A oposição tem líderes encarcerados sem acusações convincentes. Eles não puderam ser visitados pelo ex-presidente espanhol Felipe González. Não há acusação clara contra eles. Não foi feito o devido processo legal. E não é, portanto, a oposição que ameaça os “marcos institucionais, democráticos, legais” da Venezuela. Ela tem tentado, dentro do confinado espaço institucional que o chavismo impôs ao país, fazer o seu papel. Não há como tratar os dois lados como se fossem igualmente ameaças à democracia. Um lado prendeu, o outro está preso, e a presidente Dilma sabe muito bem o que isso significa.

A rádio Deutsche Welle insistiu no tema, porque a resposta era insuficiente. Argumentou que a presidente é criticada por não ter uma posição mais firme sobre a perseguição à oposição na Venezuela. Dilma tergiversou. “Muita gente gostaria que virássemos as costas para a Venezuela, como muito tempo foi feito com Cuba.” Comparação indevida. A Venezuela faz parte do Mercosul, que tem como uma das suas cláusulas fundadoras o compromisso com a democracia, portanto, o silêncio sobre o que acontece lá é, como disse o vencedor do prêmio Nobel, “inexplicável”. A presidente continuou respondendo sobre Cuba, a respeito da qual não havia sido perguntada. Falou do apoio do Brasil ao país, do financiamento do Porto de Mariel, da reaproximação entre Havana e Washington. Quando, afinal, voltou à Venezuela afirmou: “Nós não somos golpistas. Nós não somos também de interferências e intervenções em países irmãos”.

Essa frase transforma o Paraguai em primo. Irmão é que não é, porque lá houve interferência. O país ouviu críticas fortes e foi suspenso temporariamente do Mercosul quando o ex-presidente Fernando Lugo sofreu impeachment num processo sumário, apesar de estar previsto pela Constituição do país. Naquele caso, valeu a cláusula democrática do bloco, e o Brasil “virou as costas” para o Paraguai por vários meses. Agora, o mesmo governo acha interferência indevida exigir respeito às liberdades individuais de líderes oposicionistas e à liberdade de imprensa na Venezuela.

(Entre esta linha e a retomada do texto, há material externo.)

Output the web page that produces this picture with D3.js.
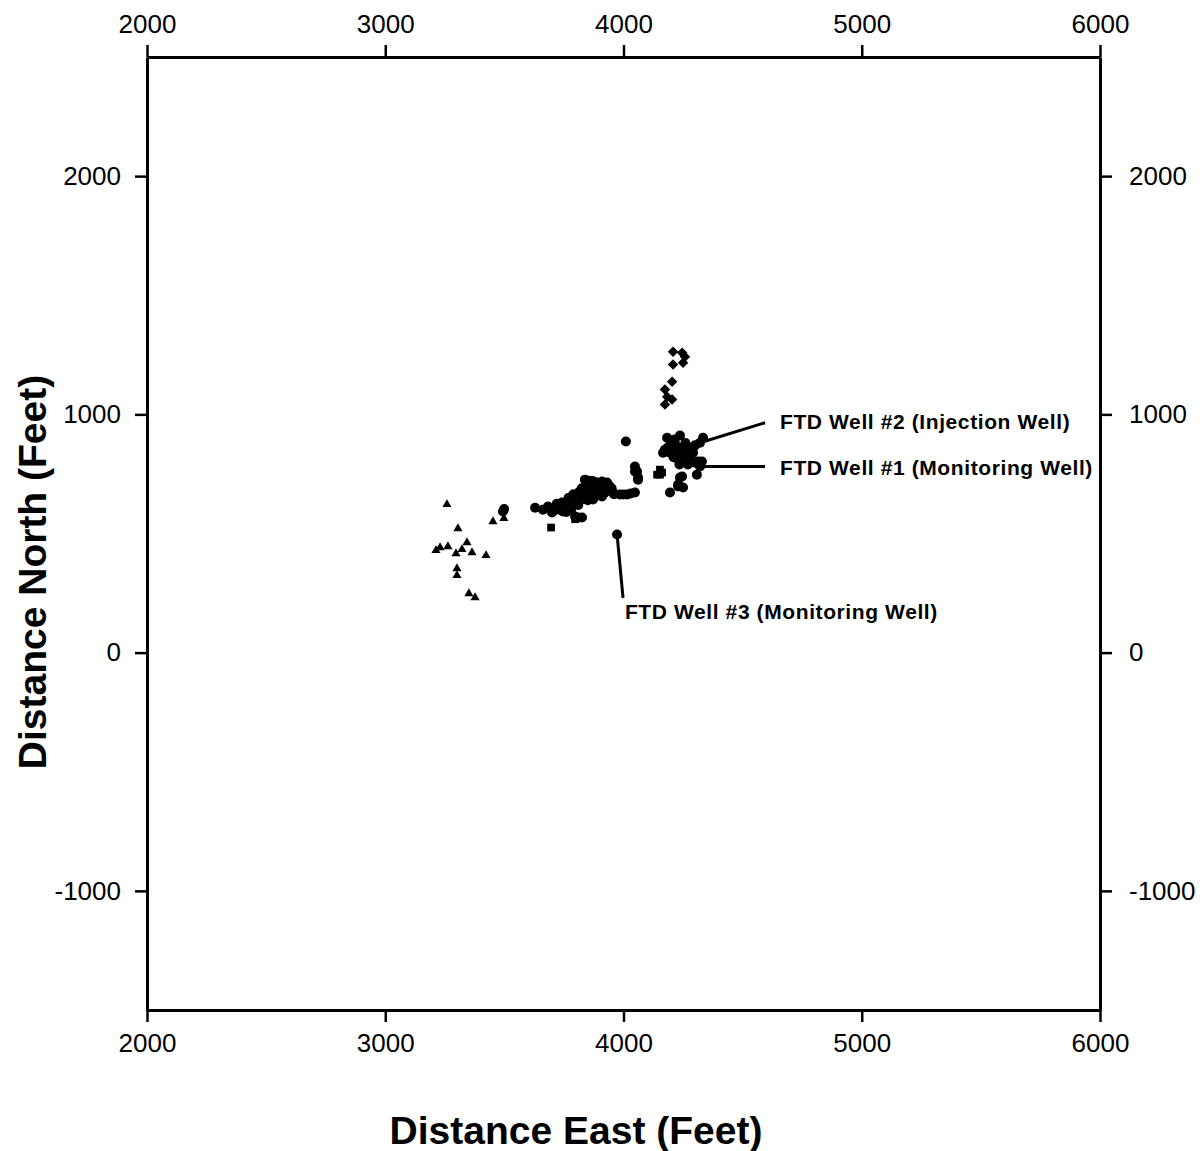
<!DOCTYPE html>
<html>
<head>
<meta charset="utf-8">
<script src="https://cdn.jsdelivr.net/npm/d3@7"></script>
<style>
  body { margin: 0; background: #fff; }
  text { font-family: "Liberation Sans", Arial, sans-serif; }
</style>
</head>
<body>
<div id="chart"></div>
<script>
// axis ranges (feet)
const xDomain = [2000, 6000];
const yDomain = [-1500, 2500];
const xTicks = [2000, 3000, 4000, 5000, 6000];
const yTicks = [-1000, 0, 1000, 2000];

// west group (triangles) [east, north]
const triPoints = [
  [3259, 622], [3305, 521], [3213, 429], [3230, 441], [3263, 445],
  [3297, 416], [3322, 433], [3343, 462], [3364, 420], [3423, 408],
  [3301, 353], [3301, 324], [3351, 248], [3377, 231], [3452, 550],
  [3498, 563]
];

// main trend (circles)
const circlePoints = [
  [3494, 592], [3499, 603], [3629, 608], [3662, 600], [3683, 613], [3700, 588],
  [3721, 613], [3742, 630], [3746, 592], [3767, 643], [3784, 613],
  [3805, 655], [3809, 567], [3797, 571], [3826, 685], [3838, 726],
  [3847, 672], [3859, 697], [3872, 643], [3893, 706], [3910, 718],
  [3922, 685], [3931, 714], [3910, 655], [3956, 672], [3985, 664],
  [4015, 664], [4048, 672], [3720, 625], [3760, 620], [3780, 640],
  [3800, 630], [3820, 650], [3840, 660], [3860, 670], [3880, 680],
  [3900, 690], [3920, 700], [3940, 700], [3880, 700], [3860, 690],
  [3830, 670], [3800, 660], [3770, 650], [3750, 610], [3730, 600],
  [3850, 640], [3890, 660], [3920, 670], [3940, 680], [3870, 720],
  [3900, 710], [3950, 690], [3810, 620], [3780, 600], [3760, 590],
  [3826, 567], [3690, 605], [3710, 600], [3735, 615], [3765, 630],
  [3790, 625], [3815, 640], [3835, 645], [3855, 655], [3875, 665],
  [3895, 675], [3915, 685], [3935, 690], [3865, 705], [3845, 700],
  [3885, 715], [3905, 700], [3825, 690], [3815, 675], [3790, 665],
  [3960, 665], [4000, 664], [4030, 668],
  [4010, 886], [4048, 760], [4061, 726], [4057, 760],
  [4048, 781], [4061, 735], [4183, 902], [4237, 911], [4174, 852],
  [4195, 839], [4225, 823], [4267, 865], [4292, 839], [4237, 797],
  [4300, 797], [4329, 802], [4308, 747], [4237, 735], [4250, 693],
  [4229, 697], [4195, 672], [4334, 902], [4166, 839], [4313, 802],
  [4200, 880], [4220, 870], [4240, 860], [4260, 850], [4280, 840],
  [4200, 850], [4220, 840], [4240, 830], [4260, 820], [4280, 810],
  [4210, 820], [4230, 810], [4250, 800], [4270, 790], [4290, 860],
  [4300, 870], [4195, 870], [4215, 895], [4260, 880], [4245, 845],
  [4246, 739], [4229, 705], [4210, 860], [4230, 855], [4250, 835],
  [4270, 825], [4215, 830], [4235, 790], [4255, 815], [4185, 860]
];

// squares
const squarePoints = [
  [3696, 525], [3797, 560], [4153, 747], [4153, 768], [4141, 747],
  [4162, 756], [3847, 726]
];

// northern trail (diamonds)
const diamondPoints = [
  [4208, 1263], [4246, 1259], [4258, 1242], [4250, 1217], [4208, 1209],
  [4204, 1137], [4174, 1104], [4183, 1074], [4204, 1062], [4174, 1041]
];

// well annotations: marker point, leader end, label anchor
const wellNames = [
  "FTD Well #2 (Injection Well)",
  "FTD Well #1 (Monitoring Well)",
  "FTD Well #3 (Monitoring Well)"
];
const wellPoints = [[4321, 881], [4321, 781], [3973, 496]];
const leaderEnds = [[4594, 965], [4594, 781], [3998, 230]];
const labelAnchors = [[4657, 969], [4657, 777], [4006, 172]];

const width = 1200, height = 1151;
const margin = { top: 57, right: 100, bottom: 141, left: 147 };

const svg = d3.select("#chart").append("svg")
  .attr("width", width)
  .attr("height", height);

const x = d3.scaleLinear().domain(xDomain).range([margin.left, width - margin.right]);
const y = d3.scaleLinear().domain(yDomain).range([height - margin.bottom, margin.top]);

const fmt = d => String(d); // plain hyphen for negatives

function styleAxis(g) {
  g.selectAll("path.domain").attr("stroke", "#000").attr("stroke-width", 3);
  g.selectAll(".tick line").attr("stroke", "#000").attr("stroke-width", 2.5);
  g.selectAll(".tick text").attr("font-size", 26).attr("fill", "#000")
    .style("font-family", "'Liberation Sans', Arial, sans-serif");
}

svg.append("g")
  .attr("transform", `translate(0,${height - margin.bottom})`)
  .call(d3.axisBottom(x).tickValues(xTicks).tickFormat(fmt).tickSize(12).tickSizeOuter(0).tickPadding(12))
  .call(styleAxis);

svg.append("g")
  .attr("transform", `translate(0,${margin.top})`)
  .call(d3.axisTop(x).tickValues(xTicks).tickFormat(fmt).tickSize(12).tickSizeOuter(0).tickPadding(12))
  .call(styleAxis);

svg.append("g")
  .attr("transform", `translate(${margin.left},0)`)
  .call(d3.axisLeft(y).tickValues(yTicks).tickFormat(fmt).tickSize(12).tickSizeOuter(0).tickPadding(14))
  .call(styleAxis);

svg.append("g")
  .attr("transform", `translate(${width - margin.right},0)`)
  .call(d3.axisRight(y).tickValues(yTicks).tickFormat(fmt).tickSize(12).tickSizeOuter(0).tickPadding(17))
  .call(styleAxis);

// axis titles
svg.append("text")
  .attr("x", 576)
  .attr("y", 1144)
  .attr("text-anchor", "middle")
  .attr("font-size", 39)
  .attr("font-weight", "bold")
  .text("Distance East (Feet)");

svg.append("text")
  .attr("transform", "translate(46,572) rotate(-90)")
  .attr("text-anchor", "middle")
  .attr("font-size", 39)
  .attr("font-weight", "bold")
  .text("Distance North (Feet)");

// markers
const plot = svg.append("g");

plot.selectAll("path.tri")
  .data(triPoints)
  .join("path")
  .attr("class", "tri")
  .attr("transform", d => `translate(${x(d[0])},${y(d[1])})`)
  .attr("d", d3.symbol(d3.symbolTriangle, 36))
  .attr("fill", "#000");

plot.selectAll("circle.pt")
  .data(circlePoints)
  .join("circle")
  .attr("class", "pt")
  .attr("cx", d => x(d[0]))
  .attr("cy", d => y(d[1]))
  .attr("r", 5)
  .attr("fill", "#000");

plot.selectAll("path.sq")
  .data(squarePoints)
  .join("path")
  .attr("class", "sq")
  .attr("transform", d => `translate(${x(d[0])},${y(d[1])})`)
  .attr("d", d3.symbol(d3.symbolSquare, 60))
  .attr("fill", "#000");

plot.selectAll("path.dia")
  .data(diamondPoints)
  .join("path")
  .attr("class", "dia")
  .attr("transform", d => `translate(${x(d[0])},${y(d[1])})`)
  .attr("d", d3.symbol(d3.symbolDiamond2, 70))
  .attr("fill", "#000");

// well annotations
const wells = svg.append("g");

wells.selectAll("line")
  .data(wellPoints)
  .join("line")
  .attr("x1", d => x(d[0]))
  .attr("y1", d => y(d[1]))
  .attr("x2", (d, i) => x(leaderEnds[i][0]))
  .attr("y2", (d, i) => y(leaderEnds[i][1]))
  .attr("stroke", "#000")
  .attr("stroke-width", 3);

wells.selectAll("circle")
  .data(wellPoints)
  .join("circle")
  .attr("cx", d => x(d[0]))
  .attr("cy", d => y(d[1]))
  .attr("r", 5)
  .attr("fill", "#000");

wells.selectAll("text")
  .data(wellNames)
  .join("text")
  .attr("x", (d, i) => x(labelAnchors[i][0]))
  .attr("y", (d, i) => y(labelAnchors[i][1]))
  .attr("dy", "0.35em")
  .attr("font-size", 21)
  .attr("font-weight", "bold")
  .attr("letter-spacing", 0.6)
  .text(d => d);
</script>
</body>
</html>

A empresa de radiodifusão alemã não se deu por satisfeita e nem deveria, já que a presidente não respondera a questão. Disse que todos esperam que o Brasil, pelo seu poder na região, se posicione de forma mais contundente sobre a repressão. “Eles vão esperar para sempre, não vai ter uma forma mais firme de posicionamento?”

Dilma então respondeu que o Brasil jamais será uma potência “de porrete na mão” e que não seria um “interventor”. Ninguém falara em intervenção, no sentido de uso da força, nem em porrete. O que se quer da presidente é uma condenação à violação flagrante dos princípios democráticos na Venezuela. O silêncio é inexplicável.